As he swam, two Canada geese came into his sight across the pond. They were swimming slowly near the reeds and they were unaware of Cap. Cap began to swim toward them. He could smell them in the water. He had chased geese before and damn near caught one last spring. The hound’s memory of almost catching that goose on a spring morning urged him to swim faster toward the pair.
Now the geese saw Cap swimming like an otter toward them. They began to paddle away from the reeds and toward the vineyard. Cap was within 30 yards of them now but they began to paddle harder. One of the geese called out. And the other goose began to flap her wings she lifted only slightly out of the water as though she were kicking into another gear, not to fly away. Cap continued to follow the birds.
The geese now turned and crossed the pond back toward the old barns and Cap followed suit. As they reached the reeds on that side, the geese once again turned and paddled back toward the place Cap had first seen them. Cap legs were working hard to bring him closer to the geese and just when he began to gain on them, it seemed, they would kick just a bit harder. They let out an occasional call and maybe flapped their wings, but they never took off in flight, they never got out on to the land to waddle around where Cap might have a better chance of seizing on, instead they just continued their laps, as though they were playing a game with Cap.
Now Cap was swimming harder than he had ever swum before. His long beautiful black tail was his rudder as he lapped the pond for the 6th time after the geese. Cap had swallowed a lot of water and it was starting to bother his ears. He had always been a good swimmer, but he had never swum this far or this long and certainly not on an empty stomach.

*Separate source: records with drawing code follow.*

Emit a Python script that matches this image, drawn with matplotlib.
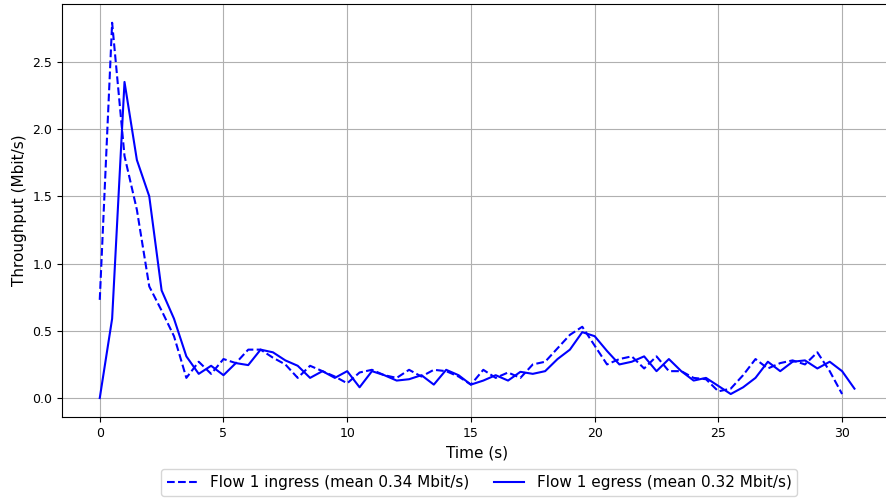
import matplotlib
matplotlib.use("Agg")
import matplotlib.pyplot as plt
import numpy as np

# time axis, sampled every 0.5 s
t_ingress = np.arange(0, 30.01, 0.5)
t_egress = np.arange(0, 30.51, 0.5)

# throughput values (Mbit/s)
ingress = [0.73, 2.79, 1.80, 1.40, 0.83, 0.65, 0.46, 0.15, 0.27, 0.18,
           0.29, 0.26, 0.36, 0.36, 0.30, 0.25, 0.15, 0.24, 0.20, 0.16,
           0.11, 0.19, 0.21, 0.17, 0.15, 0.21, 0.16, 0.21, 0.20, 0.16,
           0.10, 0.21, 0.15, 0.19, 0.15, 0.25, 0.27, 0.37, 0.47, 0.53,
           0.39, 0.25, 0.29, 0.31, 0.22, 0.31, 0.20, 0.20, 0.15, 0.14,
           0.05, 0.07, 0.17, 0.29, 0.22, 0.26, 0.28, 0.25, 0.34, 0.20,
           0.03]
egress = [0.00, 0.59, 2.35, 1.77, 1.50, 0.80, 0.59, 0.31, 0.18, 0.24,
          0.17, 0.26, 0.245, 0.36, 0.34, 0.28, 0.24, 0.15, 0.20, 0.15,
          0.20, 0.08, 0.20, 0.17, 0.13, 0.14, 0.17, 0.10, 0.21, 0.17,
          0.10, 0.13, 0.17, 0.13, 0.195, 0.18, 0.20, 0.29, 0.36, 0.49,
          0.46, 0.35, 0.25, 0.27, 0.31, 0.20, 0.29, 0.20, 0.13, 0.15,
          0.09, 0.03, 0.08, 0.15, 0.27, 0.20, 0.27, 0.28, 0.22, 0.27,
          0.20, 0.07]

labels = ["Flow 1 ingress (mean 0.34 Mbit/s)",
          "Flow 1 egress (mean 0.32 Mbit/s)"]

fig = plt.figure(figsize=(8.86, 4.98), dpi=100)
ax = fig.add_axes([0.070, 0.163, 0.937, 0.829])

ax.plot(t_ingress, ingress, color="blue", linestyle="--", label=labels[0])
ax.plot(t_egress, egress, color="blue", linestyle="-", label=labels[1])

ax.set_xlabel("Time (s)", fontsize=11)
ax.set_ylabel("Throughput (Mbit/s)", fontsize=11)
ax.tick_params(labelsize=9)
ax.grid(True, color="#b0b0b0", linewidth=0.8)

fig.legend(loc="lower center", ncol=2, fontsize=11,
           bbox_to_anchor=(0.541, -0.012), columnspacing=1.6)

fig.savefig("out.png", dpi=100)
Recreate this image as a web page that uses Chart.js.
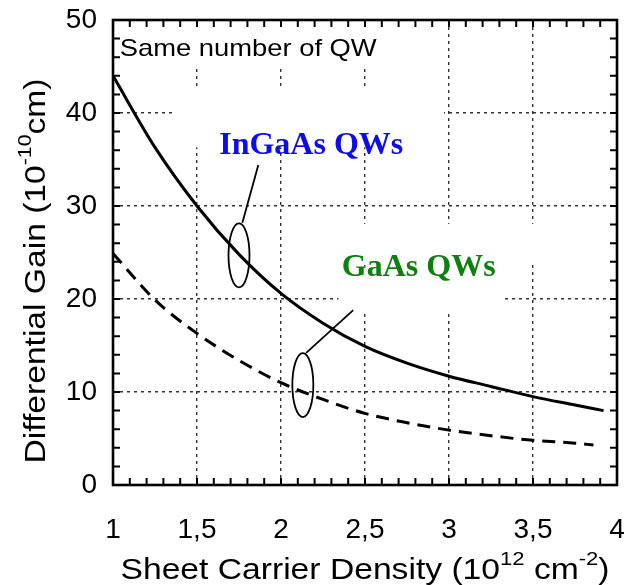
<!DOCTYPE html>
<html><head><meta charset="utf-8">
<script src="https://cdn.jsdelivr.net/npm/chart.js@4.4.1/dist/chart.umd.min.js"></script>
<style>html,body{margin:0;padding:0;background:#fff}#wrap{width:628px;height:585px}</style>
</head><body><div id="wrap"><canvas id="c" width="628" height="585"></canvas></div>
<script>
const ingaasDensity = [1.0, 1.25, 1.5, 1.75, 2.0, 2.25, 2.5, 2.75, 3.0, 3.25, 3.5, 3.75, 3.92];
const ingaasGain = [44, 36.3, 30, 24.8, 20.6, 17.4, 14.9, 13.1, 11.7, 10.6, 9.5, 8.6, 8.0];
const gaasDensity = [1.0, 1.25, 1.5, 1.75, 2.0, 2.25, 2.5, 2.75, 3.0, 3.25, 3.5, 3.75, 3.86];
const gaasGain = [24.9, 19.9, 16.3, 13.4, 11.0, 9.2, 7.7, 6.7, 5.9, 5.3, 4.8, 4.5, 4.3];
const xTicks = [1, 1.5, 2, 2.5, 3, 3.5, 4];
const xTickLabels = ['1', '1,5', '2', '2,5', '3', '3,5', '4'];
const yTicks = [0, 10, 20, 30, 40, 50];

const FONT = '"Liberation Sans", Arial, Helvetica, sans-serif';
const SERIF = '"Liberation Serif", "Times New Roman", serif';

// white patches of the scanned figure (in data units: x1, y1, x2, y2)
const patches = [
  [1.0, 50, 2.72, 44.9],
  [1.34, 42.8, 2.97, 36.3],
  [2.14, 28.3, 3.78, 23.7],
  [2.33, 23.7, 3.32, 18.8]
];

const decor = {
  id: 'decor',
  beforeDatasetsDraw(chart) {
    const ctx = chart.ctx, xs = chart.scales.x, ys = chart.scales.y;
    ctx.save();
    ctx.fillStyle = '#fff';
    patches.forEach(p => {
      const x1 = xs.getPixelForValue(p[0]) + 2, y1 = ys.getPixelForValue(p[1]) + 2;
      const x2 = xs.getPixelForValue(p[2]), y2 = ys.getPixelForValue(p[3]);
      ctx.fillRect(x1, y1, x2 - x1, y2 - y1);
    });
    ctx.restore();
  },
  afterDatasetsDraw(chart) {
    const ctx = chart.ctx, xs = chart.scales.x, ys = chart.scales.y, a = chart.chartArea;
    ctx.save();
    // frame
    ctx.strokeStyle = '#000'; ctx.lineWidth = 2.6; ctx.setLineDash([]);
    ctx.strokeRect(a.left, a.top, a.right - a.left, a.bottom - a.top);
    // inward ticks
    ctx.lineWidth = 2;
    for (let i = 1; i < 30; i++) {
      const v = 1 + i * 0.1; const px = xs.getPixelForValue(v);
      const L = 7;
      ctx.beginPath(); ctx.moveTo(px, a.bottom); ctx.lineTo(px, a.bottom - L);
      ctx.moveTo(px, a.top); ctx.lineTo(px, a.top + L); ctx.stroke();
    }
    for (let v = 2; v < 50; v += 2) {
      const py = ys.getPixelForValue(v);
      const L = 7;
      ctx.beginPath(); ctx.moveTo(a.left, py); ctx.lineTo(a.left + L, py);
      ctx.moveTo(a.right, py); ctx.lineTo(a.right - L, py); ctx.stroke();
    }
    // annotation texts
    function stretchedText(txt, x, y, font, sx, align) {
      ctx.save();
      ctx.font = font;
      ctx.translate(x, y); ctx.scale(sx, 1);
      ctx.textAlign = align;
      ctx.fillText(txt, 0, 0);
      ctx.restore();
    }
    ctx.fillStyle = '#000'; ctx.textBaseline = 'middle';
    stretchedText('Same number of QW', xs.getPixelForValue(1.04), ys.getPixelForValue(46.8), '24px ' + FONT, 1.14, 'left');
    ctx.fillStyle = '#0d0de8';
    stretchedText('InGaAs QWs', xs.getPixelForValue(2.18), ys.getPixelForValue(36.5), 'bold 32px ' + SERIF, 1, 'center');
    ctx.fillStyle = '#0f800f';
    stretchedText('GaAs QWs', xs.getPixelForValue(2.82), ys.getPixelForValue(23.4), 'bold 32px ' + SERIF, 1, 'center');
    // ellipses & leader lines
    ctx.strokeStyle = '#000'; ctx.lineWidth = 1.8;
    function ell(cx, cy, rx, ry) {
      ctx.beginPath();
      ctx.ellipse(xs.getPixelForValue(cx), ys.getPixelForValue(cy), rx, ry, 0, 0, Math.PI * 2);
      ctx.stroke();
    }
    function line(x1, y1, x2, y2) {
      ctx.beginPath();
      ctx.moveTo(xs.getPixelForValue(x1), ys.getPixelForValue(y1));
      ctx.lineTo(xs.getPixelForValue(x2), ys.getPixelForValue(y2));
      ctx.stroke();
    }
    ell(1.75, 24.7, 10.5, 32);
    line(1.77, 28.2, 1.865, 34.4);
    ell(2.13, 10.75, 10.5, 32);
    line(2.15, 14.2, 2.43, 18.8);
    // axis titles with superscripts
    ctx.fillStyle = '#000';
    ctx.textBaseline = 'alphabetic';
    function supText(parts, x, y, big, small, rise, sx) {
      let w = 0;
      parts.forEach(p => { ctx.font = (p[1] ? small : big) + 'px ' + FONT; w += ctx.measureText(p[0]).width; });
      ctx.save();
      ctx.translate(x, y); ctx.scale(sx, 1);
      let cx = -w / 2;
      ctx.textAlign = 'left';
      parts.forEach(p => {
        ctx.font = (p[1] ? small : big) + 'px ' + FONT;
        ctx.fillText(p[0], cx, p[1] ? -rise : 0);
        cx += ctx.measureText(p[0]).width;
      });
      ctx.restore();
    }
    supText([['Sheet Carrier Density (10', false], ['12', true], [' cm', false], ['-2', true], [')', false]], 365, 579, 29, 19, 14, 1.16);
    ctx.save();
    ctx.translate(45, 271); ctx.rotate(-Math.PI / 2);
    supText([['Differential Gain (10', false], ['-10', true], ['cm)', false]], 0, 0, 30, 19, 14, 1.12);
    ctx.restore();
    ctx.restore();
  }
};

function zeroPad(s) { s.paddingLeft = 0; s.paddingRight = 0; s.paddingTop = 0; s.paddingBottom = 0; }

new Chart(document.getElementById('c'), {
  type: 'scatter',
  data: {
    datasets: [
      { label: 'InGaAs QWs', data: ingaasDensity.map((x, i) => ({ x, y: ingaasGain[i] })), showLine: true,
        borderColor: '#000', borderWidth: 3, pointRadius: 0, cubicInterpolationMode: 'monotone', fill: false },
      { label: 'GaAs QWs', data: gaasDensity.map((x, i) => ({ x, y: gaasGain[i] })), showLine: true,
        borderColor: '#000', borderWidth: 3, borderDash: [13, 8], pointRadius: 0, cubicInterpolationMode: 'monotone', fill: false }
    ]
  },
  options: {
    responsive: false, animation: false, devicePixelRatio: 1,
    layout: { padding: { top: 20, right: 11, left: 0, bottom: 0 } },
    plugins: { legend: { display: false }, tooltip: { enabled: false } },
    scales: {
      x: {
        type: 'linear', min: 1, max: 4,
        afterBuildTicks(s) { s.ticks = xTicks.map(v => ({ value: v })); },
        afterFit(s) { s.height = 100; zeroPad(s); },
        ticks: { callback: (v) => xTickLabels[xTicks.indexOf(v)], color: '#000', font: { family: FONT, size: 28 }, padding: 28, maxRotation: 0, autoSkip: false },
        grid: { color: (c) => (c.tick && (c.tick.value === 1 || c.tick.value === 4)) ? 'rgba(0,0,0,0)' : '#333', lineWidth: 1.4, drawTicks: false },
        border: { display: false, dash: [3, 4] }
      },
      y: {
        type: 'linear', min: 0, max: 50,
        afterBuildTicks(s) { s.ticks = yTicks.map(v => ({ value: v })); },
        afterFit(s) { s.width = 113; zeroPad(s); },
        ticks: { color: '#000', font: { family: FONT, size: 28 }, padding: 16 },
        grid: { color: (c) => (c.tick && (c.tick.value === 0 || c.tick.value === 50)) ? 'rgba(0,0,0,0)' : '#333', lineWidth: 1.4, drawTicks: false },
        border: { display: false, dash: [3, 4] }
      }
    }
  },
  plugins: [decor]
});
</script></body></html>
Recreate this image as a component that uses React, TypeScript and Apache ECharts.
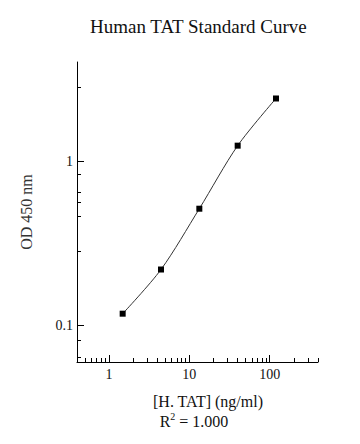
import React, { useEffect, useRef } from "react";
import * as echarts from "echarts";

const concentrations = [1.481, 4.444, 13.33, 40, 120];
const odValues = [0.118, 0.219, 0.513, 1.24, 2.4];
const xMajorTicks = [1, 10, 100];
const xMinorTicks = [
  0.4, 0.5, 0.6, 0.7, 0.8, 0.9,
  2, 3, 4, 5, 6, 7, 8, 9,
  20, 30, 40, 50, 60, 70, 80, 90,
  200, 300, 400,
];
const yMajorTicks = [0.1, 1];
const yMinorTicks = [0.0641, 0.081, 0.281, 0.459, 0.563, 0.648, 0.83, 2.8];
const titleText = "Human TAT Standard Curve";
const xName = "[H. TAT] (ng/ml)";
const yName = "OD 450 nm";
const r2Value = "1.000";

const FONT = "'Liberation Serif', 'Times New Roman', serif";

export default function App() {
  const ref = useRef<HTMLDivElement>(null);
  useEffect(() => {
    if (!ref.current) return;
    const chart = echarts.init(ref.current, undefined, { renderer: "svg" });
    const lineStyle = { color: "#000", width: 1 };
    const baseX = {
      type: "log" as const,
      min: 0.4,
      max: 400,
      logBase: 10,
      position: "bottom" as const,
      gridIndex: 0,
      splitLine: { show: false },
    };
    const baseY = {
      type: "log" as const,
      min: 0.06,
      max: 4,
      logBase: 10,
      position: "left" as const,
      gridIndex: 0,
      splitLine: { show: false },
    };
    chart.setOption({
      animation: false,
      backgroundColor: "#fff",
      title: {
        text: titleText,
        left: 85,
        top: 12,
        textStyle: { fontFamily: FONT, fontSize: 19, fontWeight: "normal", color: "#111" },
      },
      grid: { left: 77, top: 62, right: 42, bottom: 82 },
      xAxis: [
        {
          ...baseX,
          axisLine: { show: true, lineStyle },
          axisTick: { show: true, inside: true, length: 7, lineStyle, customValues: xMajorTicks },
          axisLabel: {
            show: true,
            customValues: xMajorTicks,
            fontFamily: FONT,
            fontSize: 14,
            color: "#111",
            margin: 5,
          },
        },
        {
          ...baseX,
          axisLine: { show: false },
          axisTick: { show: true, inside: true, length: 4, lineStyle, customValues: xMinorTicks },
          axisLabel: { show: false },
        },
      ],
      yAxis: [
        {
          ...baseY,
          name: yName,
          nameLocation: "middle",
          nameGap: 43,
          nameRotate: 90,
          nameTextStyle: { fontFamily: FONT, fontSize: 16, color: "#333" },
          axisLine: { show: true, lineStyle },
          axisTick: { show: true, inside: true, length: 7, lineStyle, customValues: yMajorTicks },
          axisLabel: {
            show: true,
            customValues: yMajorTicks,
            fontFamily: FONT,
            fontSize: 14,
            color: "#111",
            margin: 4,
          },
        },
        {
          ...baseY,
          axisLine: { show: false },
          axisTick: { show: true, inside: true, length: 4, lineStyle, customValues: yMinorTicks },
          axisLabel: { show: false },
        },
      ],
      graphic: [
        {
          type: "text",
          x: 208,
          y: 401,
          style: {
            text: xName,
            fontFamily: FONT,
            fontSize: 16,
            fill: "#111",
            textAlign: "center",
            textVerticalAlign: "middle",
          },
        },
        {
          type: "text",
          x: 194,
          y: 420,
          style: {
            text: "{a|R}{s|2}{a| = " + r2Value + "}",
            textAlign: "center",
            textVerticalAlign: "middle",
            rich: {
              a: { fontFamily: FONT, fontSize: 16, fill: "#111", verticalAlign: "bottom" },
              s: { fontFamily: FONT, fontSize: 10, fill: "#111", verticalAlign: "top", padding: [0, 0, 8, 0] },
            },
          },
        },
      ],
      series: [
        {
          type: "line",
          xAxisIndex: 0,
          yAxisIndex: 0,
          data: concentrations.map((c, i) => [c, odValues[i]]),
          smooth: 0.3,
          symbol: "rect",
          symbolSize: 6,
          itemStyle: { color: "#000" },
          lineStyle: { color: "#333", width: 1 },
        },
      ],
    });
    return () => chart.dispose();
  }, []);
  return <div ref={ref} style={{ width: 360, height: 444, position: "absolute", left: 0, top: 0 }} />;
}
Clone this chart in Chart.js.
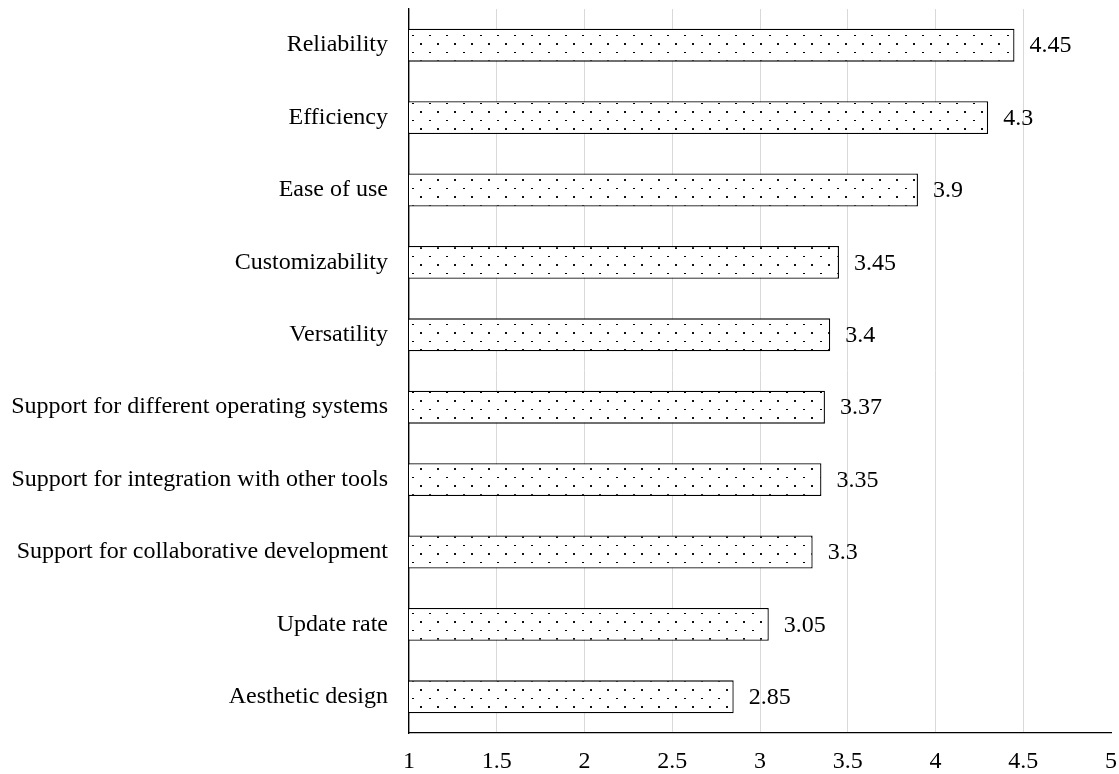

The geese didn’t seem to tire of their game with Cap. Perhaps they had a nest nearby. Cap let out a series of small yelps, just like the ones he would let out when he found rabbit for the man. He was tired and hungry, but he was excited by the chase that he had instigated. The sun on the water was bouncing everywhere, Cap was beginning to lose sight of the geese. Suddenly he ran nose first into a large floating stick - something like the sticks the man used to throw for him. He stopped and grabbed hold of the stick and spun around to see if the man was at the water’s edge. But he wasn’t. Now Cap had the heavy stick firmly in his jaws, and the geese were still paddling away. Cap tried to begin his chase again, but the stick was heavy and he tried to spit it out, but it was not use. Cap’s hind end and tail sank below the surface of the water, Cap desperately tried to right himself, but the more he tried, the more he seemed to sink.
Cap finally gave in to the dark water. He fell into a dream among the cool springs below the surface of the pond. And by now the geese had reached the shore where they had first entered the water for this chase. They rose up on to the land, waddled past the screen of tall reeds and settled themselves down where they were no longer pursued by the hound.